Die Wahrheit: Der wahre 30. Geburtstag
Wer nicht dabei war, hat etwas verpasst: Am Donnerstag feierte die Seite der Wahrheit sich selbst und alle anderen.
E s war das Revival des Jahres. Vergesst „Wetten, dass..?“ und „TV total“, in der gestrigen Donnerstagnacht wurden „30 Jahre taz-Wahrheit“ gefeiert. Das kollektive Lagerfeuer der gut abgehangenen Satire- und Humorszene des Landes wurde in der Berliner taz Kantine entzündet und erst nach einer achtstündigen Monumentalshow wieder ausgepinkelt. Ach, was wurden da beim in Massen zusammengeströmten Publikum für Erinnerungen wach – an die Samstagabende der Kindheit, an denen man frisch gebadet und im Schlafi extra lange aufbleiben durfte, um sich die Texte von Corinna Stegemann, Carola Rönneburg und Männern zuhauf vorlesen zu lassen!
Im vorausgegangen Thomas-Gottschalk-und-Michelle-Hunziker-Ähnlichkeitswettbewerb, der unter Anfeuerungsrufen wie „Adorno ist tot!“ und „Was ist schon ein monatliches Satiremagazin gegen eine tägliche Satireseite!“ durchgeführt wurde, konnten sich Harriet Wolff und Andreas Rüttenauer souverän als Moderatorengespann des Abends qualifizieren. Da sich die Wahrheit wie alle satirischen Institutionen des Landes – mit Ausnahme der im Widerstand verfolgten Comedians Uwe Steimle, Lisa Fitz und Sahra Wagenknecht – schon lange bedingungslos dem Merkel-Regime unterworfen hat, fand die Feier unter strengsten 2G-Doppelherz-Bedingungen statt.
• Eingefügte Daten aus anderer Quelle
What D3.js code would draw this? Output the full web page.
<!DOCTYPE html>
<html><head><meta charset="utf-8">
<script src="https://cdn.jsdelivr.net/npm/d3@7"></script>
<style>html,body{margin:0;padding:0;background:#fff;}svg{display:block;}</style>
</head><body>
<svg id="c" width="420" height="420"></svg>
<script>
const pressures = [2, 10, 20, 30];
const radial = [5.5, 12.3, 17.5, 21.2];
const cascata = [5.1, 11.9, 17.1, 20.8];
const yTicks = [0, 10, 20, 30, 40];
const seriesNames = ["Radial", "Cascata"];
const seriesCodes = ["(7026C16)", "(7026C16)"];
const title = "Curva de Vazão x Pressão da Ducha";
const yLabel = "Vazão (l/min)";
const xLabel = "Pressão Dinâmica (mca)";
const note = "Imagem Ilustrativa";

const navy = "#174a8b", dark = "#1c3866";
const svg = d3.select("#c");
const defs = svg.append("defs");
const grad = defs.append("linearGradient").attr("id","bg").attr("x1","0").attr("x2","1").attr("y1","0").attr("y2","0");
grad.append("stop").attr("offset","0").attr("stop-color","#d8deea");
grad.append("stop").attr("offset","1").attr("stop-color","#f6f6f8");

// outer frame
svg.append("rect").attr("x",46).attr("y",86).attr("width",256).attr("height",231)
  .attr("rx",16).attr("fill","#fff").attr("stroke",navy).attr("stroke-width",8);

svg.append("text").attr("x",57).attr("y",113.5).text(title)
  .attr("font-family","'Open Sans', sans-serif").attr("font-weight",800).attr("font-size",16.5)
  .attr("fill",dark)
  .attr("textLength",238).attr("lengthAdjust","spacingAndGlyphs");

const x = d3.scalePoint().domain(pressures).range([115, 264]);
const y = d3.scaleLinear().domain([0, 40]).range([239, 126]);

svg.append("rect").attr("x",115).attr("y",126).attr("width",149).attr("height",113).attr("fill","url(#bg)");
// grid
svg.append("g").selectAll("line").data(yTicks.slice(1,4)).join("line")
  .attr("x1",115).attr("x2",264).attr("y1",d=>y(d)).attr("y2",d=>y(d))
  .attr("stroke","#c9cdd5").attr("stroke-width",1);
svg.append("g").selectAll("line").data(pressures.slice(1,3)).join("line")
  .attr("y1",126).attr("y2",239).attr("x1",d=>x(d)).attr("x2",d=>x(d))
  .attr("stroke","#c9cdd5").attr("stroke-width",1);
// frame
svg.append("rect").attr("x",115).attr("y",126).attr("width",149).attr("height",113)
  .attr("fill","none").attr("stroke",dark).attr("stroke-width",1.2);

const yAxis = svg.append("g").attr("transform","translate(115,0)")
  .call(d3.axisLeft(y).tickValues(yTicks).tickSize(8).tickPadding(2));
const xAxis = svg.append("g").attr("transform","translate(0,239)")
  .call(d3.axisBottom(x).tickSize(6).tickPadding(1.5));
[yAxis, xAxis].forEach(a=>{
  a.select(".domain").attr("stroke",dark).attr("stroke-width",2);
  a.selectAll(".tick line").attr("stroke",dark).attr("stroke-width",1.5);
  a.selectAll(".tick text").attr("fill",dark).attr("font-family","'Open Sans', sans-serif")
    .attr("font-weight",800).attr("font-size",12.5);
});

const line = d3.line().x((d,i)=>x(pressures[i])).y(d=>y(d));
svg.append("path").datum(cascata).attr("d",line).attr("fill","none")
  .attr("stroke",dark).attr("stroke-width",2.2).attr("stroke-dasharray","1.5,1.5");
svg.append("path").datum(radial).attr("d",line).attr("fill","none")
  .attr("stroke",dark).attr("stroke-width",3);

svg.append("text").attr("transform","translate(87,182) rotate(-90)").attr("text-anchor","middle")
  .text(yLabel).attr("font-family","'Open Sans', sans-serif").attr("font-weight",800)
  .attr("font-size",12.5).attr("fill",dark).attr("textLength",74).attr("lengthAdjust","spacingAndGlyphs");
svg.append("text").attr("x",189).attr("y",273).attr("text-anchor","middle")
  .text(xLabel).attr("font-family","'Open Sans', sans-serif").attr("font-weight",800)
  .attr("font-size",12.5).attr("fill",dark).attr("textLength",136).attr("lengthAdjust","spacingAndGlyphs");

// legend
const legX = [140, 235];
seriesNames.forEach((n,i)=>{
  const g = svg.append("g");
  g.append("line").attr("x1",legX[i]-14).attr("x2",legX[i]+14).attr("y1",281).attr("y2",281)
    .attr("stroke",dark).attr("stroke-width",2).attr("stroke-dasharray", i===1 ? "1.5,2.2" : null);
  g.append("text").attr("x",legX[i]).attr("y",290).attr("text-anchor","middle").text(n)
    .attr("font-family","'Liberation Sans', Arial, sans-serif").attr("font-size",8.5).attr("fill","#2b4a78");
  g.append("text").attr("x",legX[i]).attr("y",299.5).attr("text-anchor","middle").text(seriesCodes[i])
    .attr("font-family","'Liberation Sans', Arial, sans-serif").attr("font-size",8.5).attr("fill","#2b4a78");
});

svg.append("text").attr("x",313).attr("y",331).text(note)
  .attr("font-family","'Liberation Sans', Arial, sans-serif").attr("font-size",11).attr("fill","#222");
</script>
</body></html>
Als Gesandter der impfstoffproduzierenden Reptilienmenschen hatte der Berichterstatter die Aufgabe, penibel über deren Einhaltung zu wachen. Sicherlich, gewöhnungsbedürftig: Alle Vortragenden waren in Ganzkörperschutzanzüge gewandet. Beim Vorlesen unter der ABC-Maske gab es vielleicht zunächst die einen oder anderen Artikulationsprobleme, die aber von Wolff und Rüttenauer souverän mit niveauvollen Scherzen über ABC-Schützen und deren Vorleseschwierigkeiten wegmoderiert wurden.
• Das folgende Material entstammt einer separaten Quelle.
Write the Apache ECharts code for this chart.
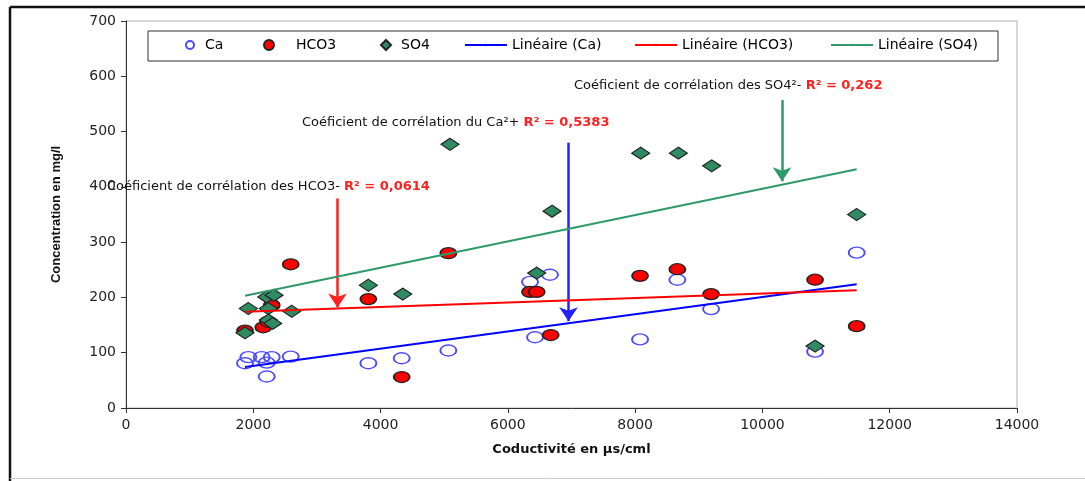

Ansonsten freute Uli Hannemann sich, dass sein Stützkorsett unter dem Anzug nicht so sehr auffiel. Immer frisch aber waren die Wetten der Vortragenden Christian Bartel, Susanne Fischer, Pia Frankenberg, René Hamann, Ralf Sotscheck, ©Tom und meiner Lustigkeit. Mal wettete einer, es werde ihm gelingen, während seines Vortrags mindestens einen im Publikum zum Schmunzeln zu bringen, mal behauptete eine andere, sie könne ihren Finger in der Halswunde stecken bleiben lassen.
Wahrheit-Mogul Michael Ringel hatte eine spektakuläre Außenwette angekündigt: „Ich wette, dass es mir gelingt, mich per Zoom live zuzuschalten!“ Augenscheinlich hat er verloren, gute Besserung! Aber egal: Es war, kurzum, ein Fest der guten Laune, aber auch kritisch! Und selbst Verleger Volker Surmann konnte sich über den massenhaften Absatz des Wahrheits-Jubiläums-Buches „Als wir alle wahnsinnig wurden“ freuen, zumindest nachdem er jedem im Publikum Freibier für den Rest des Abends versprochen hatte, wenn er/sie/es ihm dafür nur einen der Schinken endlich abnehmen würde. Was für ein schöner Erfolg!